His principled disdain for the military cost him so much in his constituency that saw the military as an alternative tool for holding power. His politics started to smack of frustration under Abacha. He condemned, in clear terms, the continued incarceration of late Bashorun Moshood Abiola and the assassination of his wife during the period. He was the secretary of the Turaki Committee, which was acting as the last bastion of the Sardauna tradition to project and protect the interest of the North. In fact, he co-signed a document with seventeen other Nigerian politicians calling tacitly for Abacha to vacate office.

Ciroma was among those who midwife the current democracy, if it is seen in the light of G34, led by Dr. Alex Ekwueme. The inclusion of Ciroma in Obasanjo’s government raised a lot of highbrow.

First, having been in government in one way or the other for long, younger generation of politicians even from the North began to grumble. The evolution of politics in Nigeria has helped to raise a crop of younger generation of politicians who liked to de-emphasise regional tradition for a more broad-based government that does not necessarily deny regional interest, but Obasanjo, in his wisdom, still preferred the old brigade, especially during his first term.

Moreover, he was not known to be in the Obasanjo camp of the ruling PDP to merit a seat in his government. He supported Ekwueme in the primaries that Obasanjo won. He, in fact, threatened to resign his appointment as the finance minister during the PDP imbroglio that denied Sunday Awoniyi the chairmanship of the party.  His hands are visible almost in every pie of the Obasanjo government and he was about being touted as indispensable in government by the administration. When he got involved in an auto crash in March 2000, he spent several months in the hospital and many Nigerians expected him to quit government but he refused. Obasanjo himself refused to drop him as a minister. Coming out of the hospital, he directed the affairs of the ministry from the wheel chair.

As the finance minister, he still headed the panel that probed the case of the controversial deal involving Nigeria Airways and Airwings Aerospace Ltd. While still holding the ministerial position, the Mallam was appointed by the President as the national coordinator of his campaign to vie for a second shot at the Aso Rock seat.

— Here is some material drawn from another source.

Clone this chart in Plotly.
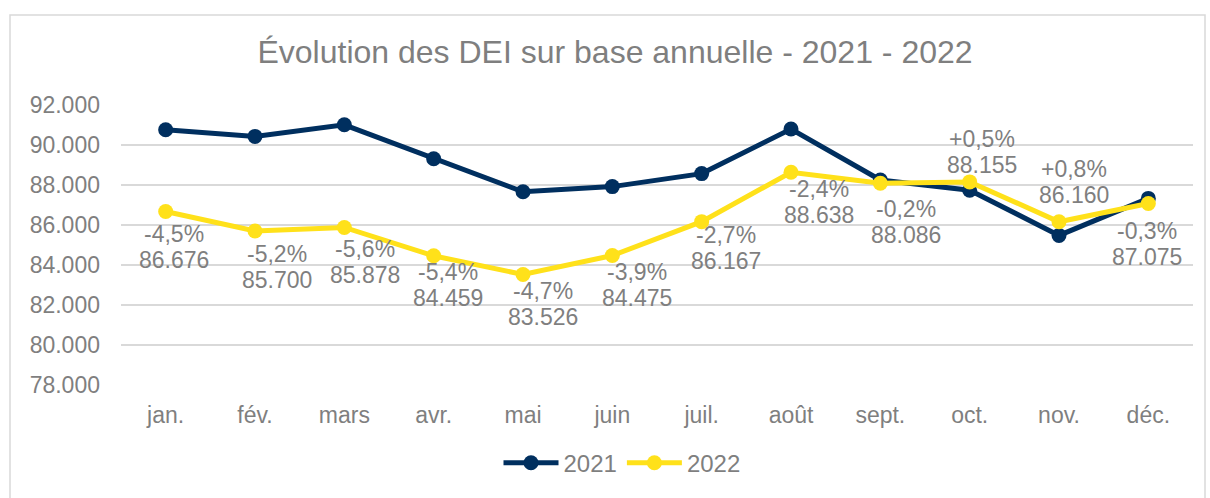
import plotly.graph_objects as go

months = ["jan.", "fév.", "mars", "avr.", "mai", "juin", "juil.", "août", "sept.", "oct.", "nov.", "déc."]
v2021 = [90760, 90430, 91010, 89310, 87660, 87920, 88570, 90800, 88250, 87740, 85480, 87330]
v2022 = [86676, 85700, 85878, 84459, 83526, 84475, 86167, 88638, 88086, 88155, 86160, 87075]
pct2022 = ["-4,5%", "-5,2%", "-5,6%", "-5,4%", "-4,7%", "-3,9%", "-2,7%", "-2,4%", "-0,2%", "+0,5%", "+0,8%", "-0,3%"]

# label placement offsets (px): dx, dy of first line below point (negative = above)
label_dx = [8, 22, 21, 14, 20, 25, 24, 28, 26, 12, 15, -1]
label_dy = [23, 23, 22, 16, 17, 16, 13, 17, 26, -43, -53, 27]
line_gap = 26

NAVY = "#002F5F"
YELLOW = "#FFE11A"
GRAY = "#7F7F7F"
FONT = "Liberation Sans, Arial, sans-serif"

fig = go.Figure()
fig.add_trace(go.Scatter(x=months, y=v2021, name="2021", mode="lines+markers",
                         line=dict(color=NAVY, width=5), marker=dict(size=15, color=NAVY)))
fig.add_trace(go.Scatter(x=months, y=v2022, name="2022", mode="lines+markers",
                         line=dict(color=YELLOW, width=5), marker=dict(size=15, color=YELLOW)))

def fmt(v):
    return f"{v:,}".replace(",", ".")

for i, m in enumerate(months):
    for k, txt in enumerate([pct2022[i], fmt(v2022[i])]):
        fig.add_annotation(x=m, y=v2022[i], text=txt, showarrow=False,
                           xanchor="center", yanchor="middle",
                           xshift=label_dx[i], yshift=-(label_dy[i] + k * line_gap),
                           font=dict(family=FONT, size=23, color=GRAY))

W, H = 1210, 498
L, R, T, B = 121, 17, 105, 110
pw, ph = W - L - R, H - T - B

def px(x):
    return (x - L) / pw

def py(y):
    return (H - B - y) / ph

fig.add_shape(type="rect", xref="paper", yref="paper",
              x0=px(10), x1=px(1205), y0=py(505), y1=py(14),
              line=dict(color="#D9D9D9", width=1.5), fillcolor="rgba(0,0,0,0)", layer="below")

fig.update_layout(
    width=W, height=H,
    margin=dict(l=L, r=R, t=T, b=B),
    paper_bgcolor="white", plot_bgcolor="white",
    separators=",.",
    font=dict(family=FONT, size=23, color=GRAY),
    title=dict(text="Évolution des DEI sur base annuelle - 2021 - 2022",
               xref="container", x=615 / W, xanchor="center",
               yref="container", y=1 - 52 / H, yanchor="middle",
               font=dict(family=FONT, size=32, color=GRAY)),
    showlegend=True,
    legend=dict(orientation="h", x=px(622), xanchor="center", y=py(467), yanchor="middle",
                font=dict(family=FONT, size=24, color=GRAY), itemwidth=55,
                bgcolor="rgba(0,0,0,0)"),
)
fig.update_xaxes(range=[-0.5, 11.5], showgrid=False, zeroline=False, showline=False, ticks="",
                 tickfont=dict(family=FONT, size=23, color=GRAY), ticklabelstandoff=14)
fig.update_yaxes(range=[78000, 92000], dtick=2000, tickformat=",d",
                 showgrid=True, gridcolor="#D9D9D9", gridwidth=1.5, zeroline=False,
                 showline=False, ticks="", tickfont=dict(family=FONT, size=23, color=GRAY),
                 ticklabelstandoff=20)

fig.write_html("out.html", config={"displayModeBar": False},
               post_script="document.body.style.margin='0px';document.body.style.overflow='hidden';")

The question now is: Are the Ciroma clout and phenomenon still effective in the North to endear Obasanjo to the geo-political zone? Despite its overrunning of many of the southern states, PDP received beatings in no small measure in the North. In fact, Ciroma, his campaign coordinator, lost his ward in Potiskum and was said to have left town at dawn after his prayers on getting the result.

Some younger northern politicians feel that the respected statesman has lost touch with his people. They accuse him of not being conservative enough while in government. During the Sharia law crisis in the country, some conservative elements expected him to draw out a policy or sponsor a law that will establish the Islamic Bank. He did not. In fact, some thought he stuck to Obasanjo because he has noticed a loss of relevance in the new conservative fold.

A veteran of several administrations, Adamu Ciroma has a pedigree to which he is still loyal, which transcends partisanship. He believes in multi-party democracy as against a one-party state. He stands for probity and integrity.

“We need discipline and honesty and ethical regeneration to succeed. Above all, we need leadership by example,” he said in that 1996 lecture.

Observers however believe that a back seat position at a time like this will crown the credentials of an elder statesman like him.